## START Material
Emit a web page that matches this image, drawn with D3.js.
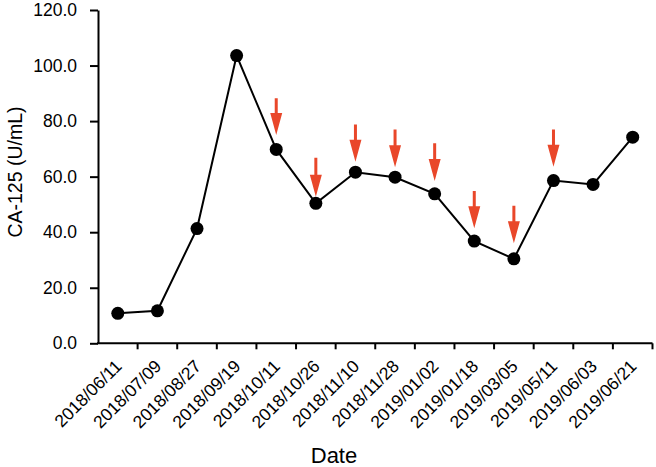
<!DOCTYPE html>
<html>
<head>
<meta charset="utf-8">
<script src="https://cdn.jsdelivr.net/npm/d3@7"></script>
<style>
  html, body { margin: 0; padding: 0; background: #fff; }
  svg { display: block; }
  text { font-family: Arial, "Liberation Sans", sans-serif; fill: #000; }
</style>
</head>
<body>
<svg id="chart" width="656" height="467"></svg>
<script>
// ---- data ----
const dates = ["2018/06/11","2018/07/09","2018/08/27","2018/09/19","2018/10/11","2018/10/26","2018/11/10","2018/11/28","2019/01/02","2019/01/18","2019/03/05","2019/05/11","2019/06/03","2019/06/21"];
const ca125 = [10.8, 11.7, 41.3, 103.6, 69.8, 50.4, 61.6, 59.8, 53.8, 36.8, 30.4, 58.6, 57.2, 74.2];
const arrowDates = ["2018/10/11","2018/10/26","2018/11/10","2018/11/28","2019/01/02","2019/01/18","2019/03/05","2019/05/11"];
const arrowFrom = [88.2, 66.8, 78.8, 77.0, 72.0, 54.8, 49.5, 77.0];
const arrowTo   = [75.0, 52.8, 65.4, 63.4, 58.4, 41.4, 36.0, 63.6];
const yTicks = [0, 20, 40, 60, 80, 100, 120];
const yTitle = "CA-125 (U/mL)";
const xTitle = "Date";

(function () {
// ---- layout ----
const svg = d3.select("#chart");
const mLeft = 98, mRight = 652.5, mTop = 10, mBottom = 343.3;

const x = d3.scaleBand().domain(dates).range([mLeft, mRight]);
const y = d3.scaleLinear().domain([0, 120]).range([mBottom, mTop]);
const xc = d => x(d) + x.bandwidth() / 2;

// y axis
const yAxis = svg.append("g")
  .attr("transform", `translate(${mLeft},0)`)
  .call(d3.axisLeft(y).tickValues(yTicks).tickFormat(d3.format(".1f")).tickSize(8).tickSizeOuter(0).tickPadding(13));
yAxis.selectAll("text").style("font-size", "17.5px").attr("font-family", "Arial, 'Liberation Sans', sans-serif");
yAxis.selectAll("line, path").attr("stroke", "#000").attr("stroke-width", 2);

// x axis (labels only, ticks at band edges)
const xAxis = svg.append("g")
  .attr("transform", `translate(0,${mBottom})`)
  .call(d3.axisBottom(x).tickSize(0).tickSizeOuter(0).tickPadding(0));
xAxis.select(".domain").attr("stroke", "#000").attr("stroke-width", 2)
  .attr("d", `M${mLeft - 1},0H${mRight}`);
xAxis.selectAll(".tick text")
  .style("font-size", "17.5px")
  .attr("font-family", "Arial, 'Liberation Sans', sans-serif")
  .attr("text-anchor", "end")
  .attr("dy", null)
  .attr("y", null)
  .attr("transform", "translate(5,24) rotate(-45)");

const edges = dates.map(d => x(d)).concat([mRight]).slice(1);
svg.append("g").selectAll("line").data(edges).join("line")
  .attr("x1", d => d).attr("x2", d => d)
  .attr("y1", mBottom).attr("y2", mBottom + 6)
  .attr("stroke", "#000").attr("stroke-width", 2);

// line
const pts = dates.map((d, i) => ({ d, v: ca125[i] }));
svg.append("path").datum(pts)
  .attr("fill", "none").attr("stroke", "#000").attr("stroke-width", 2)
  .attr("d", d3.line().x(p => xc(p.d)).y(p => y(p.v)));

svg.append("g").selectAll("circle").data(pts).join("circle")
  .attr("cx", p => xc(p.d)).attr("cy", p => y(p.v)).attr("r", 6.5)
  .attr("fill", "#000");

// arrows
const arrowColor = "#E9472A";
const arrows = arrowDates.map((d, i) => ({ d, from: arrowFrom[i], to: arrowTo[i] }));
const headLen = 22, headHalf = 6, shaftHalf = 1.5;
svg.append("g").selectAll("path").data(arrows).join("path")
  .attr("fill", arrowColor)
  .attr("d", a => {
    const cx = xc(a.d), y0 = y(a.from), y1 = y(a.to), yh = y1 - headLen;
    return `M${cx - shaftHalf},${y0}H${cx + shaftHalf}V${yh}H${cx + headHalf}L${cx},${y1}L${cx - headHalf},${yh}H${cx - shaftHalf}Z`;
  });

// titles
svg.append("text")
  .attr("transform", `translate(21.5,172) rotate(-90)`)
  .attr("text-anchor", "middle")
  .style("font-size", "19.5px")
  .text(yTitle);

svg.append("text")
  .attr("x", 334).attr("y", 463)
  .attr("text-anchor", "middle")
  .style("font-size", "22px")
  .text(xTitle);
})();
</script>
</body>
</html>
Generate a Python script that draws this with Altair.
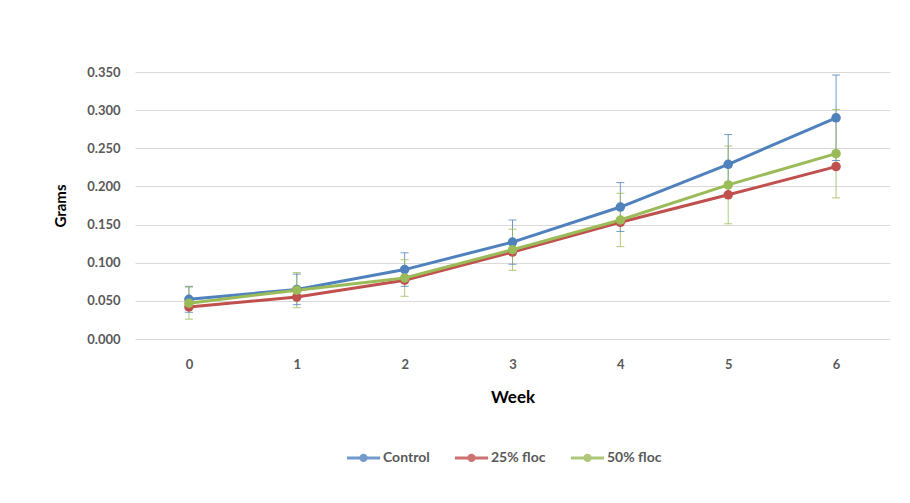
## END Material
#### [Task objective]
Return to the listing above and set it down exactly, leaving out its pictures.

#### [Answer to this problem]
Emit a web page that matches this image, drawn with D3.js.
<!DOCTYPE html>
<html>
<head>
<meta charset="utf-8">
<script src="https://cdn.jsdelivr.net/npm/d3@7"></script>
<style>
  html, body { margin: 0; padding: 0; background: #fff; }
  svg { display: block; }
  text { font-family: Arial, "Liberation Sans", sans-serif; fill: #000; }
</style>
</head>
<body>
<svg id="chart" width="656" height="467"></svg>
<script>
// ---- data ----
const dates = ["2018/06/11","2018/07/09","2018/08/27","2018/09/19","2018/10/11","2018/10/26","2018/11/10","2018/11/28","2019/01/02","2019/01/18","2019/03/05","2019/05/11","2019/06/03","2019/06/21"];
const ca125 = [10.8, 11.7, 41.3, 103.6, 69.8, 50.4, 61.6, 59.8, 53.8, 36.8, 30.4, 58.6, 57.2, 74.2];
const arrowDates = ["2018/10/11","2018/10/26","2018/11/10","2018/11/28","2019/01/02","2019/01/18","2019/03/05","2019/05/11"];
const arrowFrom = [88.2, 66.8, 78.8, 77.0, 72.0, 54.8, 49.5, 77.0];
const arrowTo   = [75.0, 52.8, 65.4, 63.4, 58.4, 41.4, 36.0, 63.6];
const yTicks = [0, 20, 40, 60, 80, 100, 120];
const yTitle = "CA-125 (U/mL)";
const xTitle = "Date";

(function () {
// ---- layout ----
const svg = d3.select("#chart");
const mLeft = 98, mRight = 652.5, mTop = 10, mBottom = 343.3;

const x = d3.scaleBand().domain(dates).range([mLeft, mRight]);
const y = d3.scaleLinear().domain([0, 120]).range([mBottom, mTop]);
const xc = d => x(d) + x.bandwidth() / 2;

// y axis
const yAxis = svg.append("g")
  .attr("transform", `translate(${mLeft},0)`)
  .call(d3.axisLeft(y).tickValues(yTicks).tickFormat(d3.format(".1f")).tickSize(8).tickSizeOuter(0).tickPadding(13));
yAxis.selectAll("text").style("font-size", "17.5px").attr("font-family", "Arial, 'Liberation Sans', sans-serif");
yAxis.selectAll("line, path").attr("stroke", "#000").attr("stroke-width", 2);

// x axis (labels only, ticks at band edges)
const xAxis = svg.append("g")
  .attr("transform", `translate(0,${mBottom})`)
  .call(d3.axisBottom(x).tickSize(0).tickSizeOuter(0).tickPadding(0));
xAxis.select(".domain").attr("stroke", "#000").attr("stroke-width", 2)
  .attr("d", `M${mLeft - 1},0H${mRight}`);
xAxis.selectAll(".tick text")
  .style("font-size", "17.5px")
  .attr("font-family", "Arial, 'Liberation Sans', sans-serif")
  .attr("text-anchor", "end")
  .attr("dy", null)
  .attr("y", null)
  .attr("transform", "translate(5,24) rotate(-45)");

const edges = dates.map(d => x(d)).concat([mRight]).slice(1);
svg.append("g").selectAll("line").data(edges).join("line")
  .attr("x1", d => d).attr("x2", d => d)
  .attr("y1", mBottom).attr("y2", mBottom + 6)
  .attr("stroke", "#000").attr("stroke-width", 2);

// line
const pts = dates.map((d, i) => ({ d, v: ca125[i] }));
svg.append("path").datum(pts)
  .attr("fill", "none").attr("stroke", "#000").attr("stroke-width", 2)
  .attr("d", d3.line().x(p => xc(p.d)).y(p => y(p.v)));

svg.append("g").selectAll("circle").data(pts).join("circle")
  .attr("cx", p => xc(p.d)).attr("cy", p => y(p.v)).attr("r", 6.5)
  .attr("fill", "#000");

// arrows
const arrowColor = "#E9472A";
const arrows = arrowDates.map((d, i) => ({ d, from: arrowFrom[i], to: arrowTo[i] }));
const headLen = 22, headHalf = 6, shaftHalf = 1.5;
svg.append("g").selectAll("path").data(arrows).join("path")
  .attr("fill", arrowColor)
  .attr("d", a => {
    const cx = xc(a.d), y0 = y(a.from), y1 = y(a.to), yh = y1 - headLen;
    return `M${cx - shaftHalf},${y0}H${cx + shaftHalf}V${yh}H${cx + headHalf}L${cx},${y1}L${cx - headHalf},${yh}H${cx - shaftHalf}Z`;
  });

// titles
svg.append("text")
  .attr("transform", `translate(21.5,172) rotate(-90)`)
  .attr("text-anchor", "middle")
  .style("font-size", "19.5px")
  .text(yTitle);

svg.append("text")
  .attr("x", 334).attr("y", 463)
  .attr("text-anchor", "middle")
  .style("font-size", "22px")
  .text(xTitle);
})();
</script>
</body>
</html>
Generate a Python script that draws this with Altair.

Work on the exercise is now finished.